→ **SUPPLIED INFORMATION**

---*---

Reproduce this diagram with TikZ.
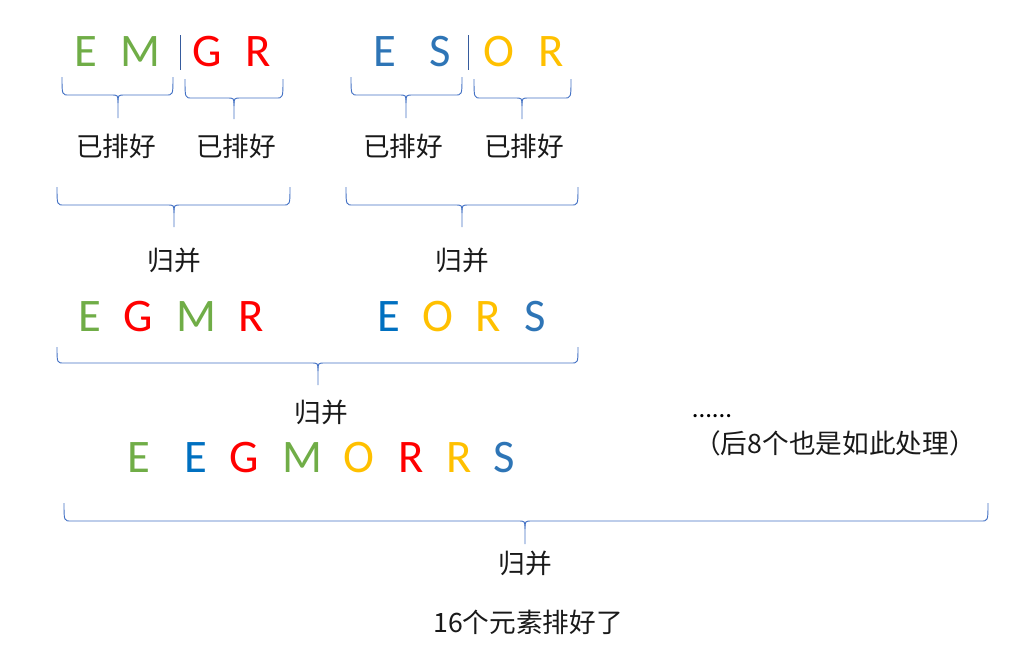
\documentclass[tikz,border=0pt]{standalone}
\usepackage{fontspec}
\setmainfont{Carlito}
\newfontfamily\cjk{Noto Sans CJK SC}
\usepackage{xcolor}
\usetikzlibrary{positioning}
\definecolor{LetGreen}{HTML}{70AD47}
\definecolor{LetRed}{HTML}{FF0000}
\definecolor{LetBlue}{HTML}{2E75B6}
\definecolor{LetDeepBlue}{HTML}{0070C0}
\definecolor{LetGold}{HTML}{FFC000}
\definecolor{BraceBlue}{HTML}{4472C4}
% curly brace opening downwards: x-left, x-tip, x-right, y-top, y-line, y-tip
\newcommand{\mergebrace}[6]{%
  \draw[brc] (#1,#4) .. controls (#1,#5) and (#1,#5) .. (#1+7,#5) -- (#2-7,#5)
    .. controls (#2,#5) and (#2,#5) .. (#2,#5+8) -- (#6);
  \draw[brc] (#2,#5+8) .. controls (#2,#5) and (#2,#5) .. (#2+7,#5) -- (#3-7,#5)
    .. controls (#3,#5) and (#3,#5) .. (#3,#4);}
\begin{document}
\begin{tikzpicture}[x=0.75pt,y=-0.75pt,
          every node/.style={inner sep=0pt},
          ltr/.style={font=\fontsize{35}{40}\selectfont},
          note/.style={font=\cjk\fontsize{20}{24}\selectfont,text=black!90},
          brc/.style={draw=BraceBlue,line width=0.7pt},
          sep/.style={draw=BraceBlue!80!black,line width=0.7pt}]
        \useasboundingbox (0,0) rectangle (1034,651);
        % runs of two
        \node[ltr,text=LetGreen] (r1a) at (86,52) {E};
        \node[ltr,text=LetGreen] (r1b) at (140,52) {M};
        \node[ltr,text=LetRed] (r1c) at (207,52) {G};
        \node[ltr,text=LetRed] (r1d) at (258,52) {R};
        \node[ltr,text=LetBlue] (r1e) at (385,52) {E};
        \node[ltr,text=LetBlue] (r1f) at (440,52) {S};
        \node[ltr,text=LetGold] (r1g) at (499,52) {O};
        \node[ltr,text=LetGold] (r1h) at (551,52) {R};
        \draw[sep] (180,35) -- (180,70);
        \draw[sep] (468,35) -- (468,70);
        \coordinate (t1a) at (118,118); \coordinate (t1b) at (234,119);
        \coordinate (t1c) at (406,118); \coordinate (t1d) at (522,119);
        \mergebrace{62}{118}{173}{77}{95}{t1a}
        \mergebrace{185}{234}{283}{79}{98}{t1b}
        \mergebrace{351}{406}{462}{77}{95}{t1c}
        \mergebrace{474}{522}{571}{79}{98}{t1d}
        \node[note] (s1) at (116,146) {已排好};
        \node[note] (s2) at (236,146) {已排好};
        \node[note] (s3) at (403,146) {已排好};
        \node[note] (s4) at (524,146) {已排好};
        % runs of four
        \coordinate (t2a) at (174,227); \coordinate (t2b) at (462,227);
        \mergebrace{57}{174}{290}{187}{205}{t2a}
        \mergebrace{346}{462}{578}{187}{205}{t2b}
        \node[note] (m1) at (174,260) {归并};
        \node[note] (m2) at (462,260) {归并};
        \node[ltr,text=LetGreen] (r2a) at (90,317) {E};
        \node[ltr,text=LetRed] (r2b) at (138,317) {G};
        \node[ltr,text=LetGreen] (r2c) at (196,317) {M};
        \node[ltr,text=LetRed] (r2d) at (251,317) {R};
        \node[ltr,text=LetDeepBlue] (r2e) at (389,317) {E};
        \node[ltr,text=LetGold] (r2f) at (438,317) {O};
        \node[ltr,text=LetGold] (r2g) at (488,317) {R};
        \node[ltr,text=LetBlue] (r2h) at (535,317) {S};
        % run of eight
        \coordinate (t3) at (318,385);
        \mergebrace{57}{318}{578}{347}{363}{t3}
        \node[note] (m3) at (321,412) {归并};
        \node[ltr,text=LetGreen] (r3a) at (139,458) {E};
        \node[ltr,text=LetDeepBlue] (r3b) at (196,458) {E};
        \node[ltr,text=LetRed] (r3c) at (244,458) {G};
        \node[ltr,text=LetGreen] (r3d) at (302,458) {M};
        \node[ltr,text=LetGold] (r3e) at (359,458) {O};
        \node[ltr,text=LetRed] (r3f) at (411,458) {R};
        \node[ltr,text=LetGold] (r3g) at (459,458) {R};
        \node[ltr,text=LetBlue] (r3h) at (504,458) {S};
        \node[font=\fontsize{20}{24}\selectfont] (dots) at (712,416) {......};
        \node[note] (rest) at (835,443) {（后8个也是如此处理）};
        % all sixteen
        \coordinate (t4) at (525,544);
        \mergebrace{64}{525}{988}{503}{521}{t4}
        \node[note] (m4) at (525,563) {归并};
        \node[note] (done) at (528,622) {16个元素排好了};
      \end{tikzpicture}
\end{document}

---*---

→ **WHAT YOU SHOULD DO**
Copy all the data exactly as written, but skip any picture.

→ **CORRECT ANSWER**
Reproduce this diagram with TikZ.
\documentclass[tikz,border=0pt]{standalone}
\usepackage{fontspec}
\setmainfont{Carlito}
\newfontfamily\cjk{Noto Sans CJK SC}
\usepackage{xcolor}
\usetikzlibrary{positioning}
\definecolor{LetGreen}{HTML}{70AD47}
\definecolor{LetRed}{HTML}{FF0000}
\definecolor{LetBlue}{HTML}{2E75B6}
\definecolor{LetDeepBlue}{HTML}{0070C0}
\definecolor{LetGold}{HTML}{FFC000}
\definecolor{BraceBlue}{HTML}{4472C4}
% curly brace opening downwards: x-left, x-tip, x-right, y-top, y-line, y-tip
\newcommand{\mergebrace}[6]{%
  \draw[brc] (#1,#4) .. controls (#1,#5) and (#1,#5) .. (#1+7,#5) -- (#2-7,#5)
    .. controls (#2,#5) and (#2,#5) .. (#2,#5+8) -- (#6);
  \draw[brc] (#2,#5+8) .. controls (#2,#5) and (#2,#5) .. (#2+7,#5) -- (#3-7,#5)
    .. controls (#3,#5) and (#3,#5) .. (#3,#4);}
\begin{document}
\begin{tikzpicture}[x=0.75pt,y=-0.75pt,
          every node/.style={inner sep=0pt},
          ltr/.style={font=\fontsize{35}{40}\selectfont},
          note/.style={font=\cjk\fontsize{20}{24}\selectfont,text=black!90},
          brc/.style={draw=BraceBlue,line width=0.7pt},
          sep/.style={draw=BraceBlue!80!black,line width=0.7pt}]
        \useasboundingbox (0,0) rectangle (1034,651);
        % runs of two
        \node[ltr,text=LetGreen] (r1a) at (86,52) {E};
        \node[ltr,text=LetGreen] (r1b) at (140,52) {M};
        \node[ltr,text=LetRed] (r1c) at (207,52) {G};
        \node[ltr,text=LetRed] (r1d) at (258,52) {R};
        \node[ltr,text=LetBlue] (r1e) at (385,52) {E};
        \node[ltr,text=LetBlue] (r1f) at (440,52) {S};
        \node[ltr,text=LetGold] (r1g) at (499,52) {O};
        \node[ltr,text=LetGold] (r1h) at (551,52) {R};
        \draw[sep] (180,35) -- (180,70);
        \draw[sep] (468,35) -- (468,70);
        \coordinate (t1a) at (118,118); \coordinate (t1b) at (234,119);
        \coordinate (t1c) at (406,118); \coordinate (t1d) at (522,119);
        \mergebrace{62}{118}{173}{77}{95}{t1a}
        \mergebrace{185}{234}{283}{79}{98}{t1b}
        \mergebrace{351}{406}{462}{77}{95}{t1c}
        \mergebrace{474}{522}{571}{79}{98}{t1d}
        \node[note] (s1) at (116,146) {已排好};
        \node[note] (s2) at (236,146) {已排好};
        \node[note] (s3) at (403,146) {已排好};
        \node[note] (s4) at (524,146) {已排好};
        % runs of four
        \coordinate (t2a) at (174,227); \coordinate (t2b) at (462,227);
        \mergebrace{57}{174}{290}{187}{205}{t2a}
        \mergebrace{346}{462}{578}{187}{205}{t2b}
        \node[note] (m1) at (174,260) {归并};
        \node[note] (m2) at (462,260) {归并};
        \node[ltr,text=LetGreen] (r2a) at (90,317) {E};
        \node[ltr,text=LetRed] (r2b) at (138,317) {G};
        \node[ltr,text=LetGreen] (r2c) at (196,317) {M};
        \node[ltr,text=LetRed] (r2d) at (251,317) {R};
        \node[ltr,text=LetDeepBlue] (r2e) at (389,317) {E};
        \node[ltr,text=LetGold] (r2f) at (438,317) {O};
        \node[ltr,text=LetGold] (r2g) at (488,317) {R};
        \node[ltr,text=LetBlue] (r2h) at (535,317) {S};
        % run of eight
        \coordinate (t3) at (318,385);
        \mergebrace{57}{318}{578}{347}{363}{t3}
        \node[note] (m3) at (321,412) {归并};
        \node[ltr,text=LetGreen] (r3a) at (139,458) {E};
        \node[ltr,text=LetDeepBlue] (r3b) at (196,458) {E};
        \node[ltr,text=LetRed] (r3c) at (244,458) {G};
        \node[ltr,text=LetGreen] (r3d) at (302,458) {M};
        \node[ltr,text=LetGold] (r3e) at (359,458) {O};
        \node[ltr,text=LetRed] (r3f) at (411,458) {R};
        \node[ltr,text=LetGold] (r3g) at (459,458) {R};
        \node[ltr,text=LetBlue] (r3h) at (504,458) {S};
        \node[font=\fontsize{20}{24}\selectfont] (dots) at (712,416) {......};
        \node[note] (rest) at (835,443) {（后8个也是如此处理）};
        % all sixteen
        \coordinate (t4) at (525,544);
        \mergebrace{64}{525}{988}{503}{521}{t4}
        \node[note] (m4) at (525,563) {归并};
        \node[note] (done) at (528,622) {16个元素排好了};
      \end{tikzpicture}
\end{document}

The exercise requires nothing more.